Using ‘we’ is a way for sloppy thinkers to advocate programs without presenting the full analysis of their effects by obfuscating all the important social aspects through excessive aggregation. For instance, Keynesian and Monetarist economists always go on about a ‘price level’ that goes up or down depending on what ‘monetary policy’ (ie. speed of governmental money printing) is adopted. It is implied that when money is injected into the ‘economy’ (another obfuscatory collective), all the prices in the economy will move up or down at the same time, and it just falls to the monetary planner to make this level correspond to the point of ‘full employment’. But, the pesky methodological individualist will object, how would all the prices in the economy move up or down at the same time when they are set by millions of individual market interactions? In fact, the newly injected money must start in the possession of one individual, and only through the purchasing of this individual, and the purchasing of those businesses that the individual patronizes, and so on, will the money flow through the economy, eventually raising all prices in an uneven and choppy fashion. Obviously, the earlier receivers of the new money will benefit because their money income is higher due to the injection before all the prices in the market society have adjusted to the new amount of money in circulation. The same applies in reverse to the later receivers of the new money, who will lose.

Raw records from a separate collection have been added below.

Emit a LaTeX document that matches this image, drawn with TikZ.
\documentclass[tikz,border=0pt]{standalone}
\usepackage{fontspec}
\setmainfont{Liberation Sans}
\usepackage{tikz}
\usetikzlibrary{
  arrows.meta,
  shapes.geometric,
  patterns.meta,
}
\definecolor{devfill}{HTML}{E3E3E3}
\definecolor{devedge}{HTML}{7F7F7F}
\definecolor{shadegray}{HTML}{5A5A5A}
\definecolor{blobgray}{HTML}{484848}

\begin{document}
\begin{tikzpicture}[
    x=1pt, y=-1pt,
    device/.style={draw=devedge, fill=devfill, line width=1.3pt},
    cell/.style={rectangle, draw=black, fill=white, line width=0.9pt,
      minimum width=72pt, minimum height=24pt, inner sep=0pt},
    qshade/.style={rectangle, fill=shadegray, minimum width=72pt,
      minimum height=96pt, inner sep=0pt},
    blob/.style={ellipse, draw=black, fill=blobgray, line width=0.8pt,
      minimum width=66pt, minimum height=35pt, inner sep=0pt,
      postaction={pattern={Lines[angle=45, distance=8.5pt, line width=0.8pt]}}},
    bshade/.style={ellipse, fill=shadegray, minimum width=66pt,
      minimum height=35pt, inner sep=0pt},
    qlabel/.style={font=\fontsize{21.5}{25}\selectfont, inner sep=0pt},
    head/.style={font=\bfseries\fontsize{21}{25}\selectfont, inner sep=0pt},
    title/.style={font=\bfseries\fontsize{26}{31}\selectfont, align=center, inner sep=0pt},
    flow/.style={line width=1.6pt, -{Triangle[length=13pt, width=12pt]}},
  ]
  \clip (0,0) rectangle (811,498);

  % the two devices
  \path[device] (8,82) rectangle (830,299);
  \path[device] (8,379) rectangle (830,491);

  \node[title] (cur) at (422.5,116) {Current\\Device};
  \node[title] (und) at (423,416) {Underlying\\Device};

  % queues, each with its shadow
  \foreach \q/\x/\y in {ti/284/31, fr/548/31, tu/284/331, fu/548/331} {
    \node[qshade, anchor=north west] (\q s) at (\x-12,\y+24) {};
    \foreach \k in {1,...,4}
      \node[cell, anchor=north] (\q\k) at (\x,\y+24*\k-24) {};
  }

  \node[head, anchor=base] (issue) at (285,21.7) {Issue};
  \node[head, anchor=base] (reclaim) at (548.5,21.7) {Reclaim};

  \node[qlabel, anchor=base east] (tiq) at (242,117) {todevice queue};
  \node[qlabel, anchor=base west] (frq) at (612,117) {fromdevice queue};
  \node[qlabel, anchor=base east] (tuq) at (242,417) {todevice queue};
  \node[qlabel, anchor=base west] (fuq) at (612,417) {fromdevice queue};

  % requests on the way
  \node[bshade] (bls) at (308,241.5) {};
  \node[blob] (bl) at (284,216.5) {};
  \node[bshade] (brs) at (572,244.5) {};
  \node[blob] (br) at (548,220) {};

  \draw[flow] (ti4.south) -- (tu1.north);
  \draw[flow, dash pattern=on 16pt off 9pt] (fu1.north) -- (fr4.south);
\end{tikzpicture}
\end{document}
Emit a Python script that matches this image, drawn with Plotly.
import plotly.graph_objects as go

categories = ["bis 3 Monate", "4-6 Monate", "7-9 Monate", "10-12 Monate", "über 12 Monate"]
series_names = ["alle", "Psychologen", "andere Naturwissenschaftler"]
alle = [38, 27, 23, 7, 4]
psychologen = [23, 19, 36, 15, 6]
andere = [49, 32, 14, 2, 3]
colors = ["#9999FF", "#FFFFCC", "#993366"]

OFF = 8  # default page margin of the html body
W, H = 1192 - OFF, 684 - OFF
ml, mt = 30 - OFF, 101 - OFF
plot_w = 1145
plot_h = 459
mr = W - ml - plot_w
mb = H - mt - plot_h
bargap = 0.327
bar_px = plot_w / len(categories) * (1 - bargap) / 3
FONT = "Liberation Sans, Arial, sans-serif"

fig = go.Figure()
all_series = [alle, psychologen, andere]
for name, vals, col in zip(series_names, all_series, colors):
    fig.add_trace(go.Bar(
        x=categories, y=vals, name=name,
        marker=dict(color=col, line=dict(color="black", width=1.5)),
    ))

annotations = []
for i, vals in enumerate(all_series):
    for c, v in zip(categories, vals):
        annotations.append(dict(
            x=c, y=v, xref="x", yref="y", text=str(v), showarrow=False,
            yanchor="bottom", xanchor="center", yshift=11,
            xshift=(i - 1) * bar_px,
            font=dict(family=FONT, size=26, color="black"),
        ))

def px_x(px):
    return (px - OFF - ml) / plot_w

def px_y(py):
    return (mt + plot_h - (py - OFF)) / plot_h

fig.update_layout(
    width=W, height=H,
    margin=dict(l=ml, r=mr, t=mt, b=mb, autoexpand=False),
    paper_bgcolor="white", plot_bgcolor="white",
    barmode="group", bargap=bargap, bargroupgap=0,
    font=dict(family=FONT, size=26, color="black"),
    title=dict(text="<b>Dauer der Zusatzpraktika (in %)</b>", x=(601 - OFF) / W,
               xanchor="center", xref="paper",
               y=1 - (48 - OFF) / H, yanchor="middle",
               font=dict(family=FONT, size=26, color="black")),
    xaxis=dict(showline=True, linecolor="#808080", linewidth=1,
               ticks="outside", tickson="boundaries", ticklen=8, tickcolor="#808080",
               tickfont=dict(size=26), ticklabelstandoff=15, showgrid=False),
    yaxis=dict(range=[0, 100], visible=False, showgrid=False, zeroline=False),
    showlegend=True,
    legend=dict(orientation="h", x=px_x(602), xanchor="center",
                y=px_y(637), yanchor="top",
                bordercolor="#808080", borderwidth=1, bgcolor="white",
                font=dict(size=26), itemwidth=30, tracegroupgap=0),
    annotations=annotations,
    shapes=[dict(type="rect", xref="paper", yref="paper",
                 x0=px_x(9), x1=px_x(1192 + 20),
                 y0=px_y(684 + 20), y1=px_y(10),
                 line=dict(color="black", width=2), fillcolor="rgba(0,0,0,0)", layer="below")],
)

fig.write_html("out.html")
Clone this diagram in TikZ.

Thus, we see that when we drop the obfuscatory collectives and mechanistic analogies and look at real life individuals, we see that government money printing is a redistribution of resources. The biggest beneficiary is the money creator, ie. the government (officially the central bank, but they remit their profits to the government and buy government bonds with the new money), and then those bankers connected to the central bank, then their favoured clients, etc… Moreover, this uneven effect disrupts the economy in other ways besides this redistribution, as it temporarily, artificially lowers the interest rate and misleads entrepreneurs into investing in riskier and longer-term projects, when the requisite savings to make this profitable have not in fact been accumulated. This error will be revealed in a painful bust when the money printing slows (which it must eventually, unless it ends with a catastrophic hyperinflation).
            
           These are some notable examples of obfuscatory collective terms being used in the service of sloppy social science analysis. To keep your thinking on this subject sharp, rigorous and accurate, be sure to always adhere to methodological individualism, and be wary of ‘we’.